Moreover, if the token is backed by a stablecoin, the system inherits all the risks of that stablecoin. In 2022, I spent three months reverse-engineering the UST de-pegging mechanism. A stablecoin that depends on arbitrage and market confidence is fragile. If a prize token is pegged to USDC, and USDC de-pegs (as it briefly did in March 2023), the entire distribution collapses. The RMFF would be liable for making players whole, but the smart contract is code—it has no recourse. Vulnerability is just a question unasked: “What happens if the underlying peg breaks?”
There is also a governance blind spot. Who controls the contract upgrade? If it’s the federation, they can change allocations after the fact. If it’s a DAO of token holders, the players themselves might govern the contract, but that requires them to be active participants in on-chain voting—a tall order for 25 people who just finished a tournament. The most likely outcome is a centralized admin, which defeats the purpose of decentralization. Security is the shape of freedom, but that shape must be intentional.

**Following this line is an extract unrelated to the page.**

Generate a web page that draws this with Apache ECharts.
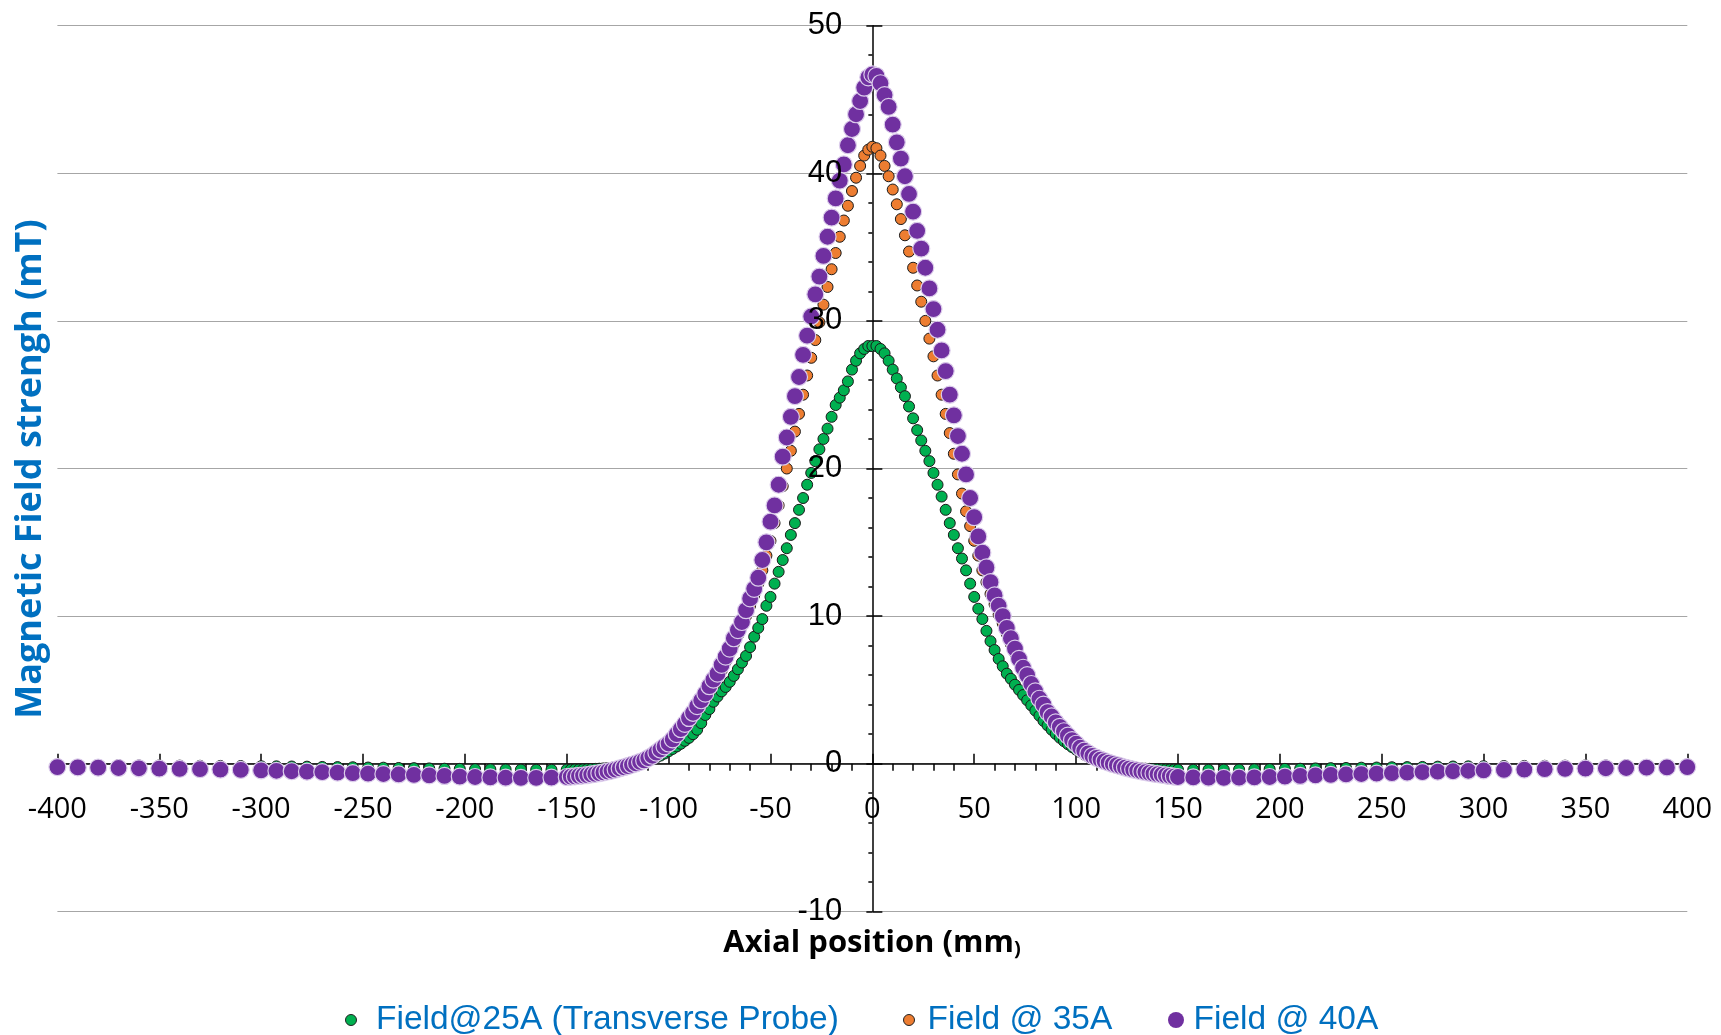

Takeaway: Forward-Looking Signal Morocco’s $25M is a small data point in a $4.4 billion World Cup prize pool. But data points aggregate into trends. As we inch toward on-chain sports finance, the question isn’t whether we can build it. It’s whether we should—and how we ensure the code doesn’t betray the players. The first real prize tokenization contract will face scrutiny from regulators, auditors, and fans alike. I’ll be watching for that contract. Until then, logic blooms where silence meets code, and the silence right now is filled with unasked questions.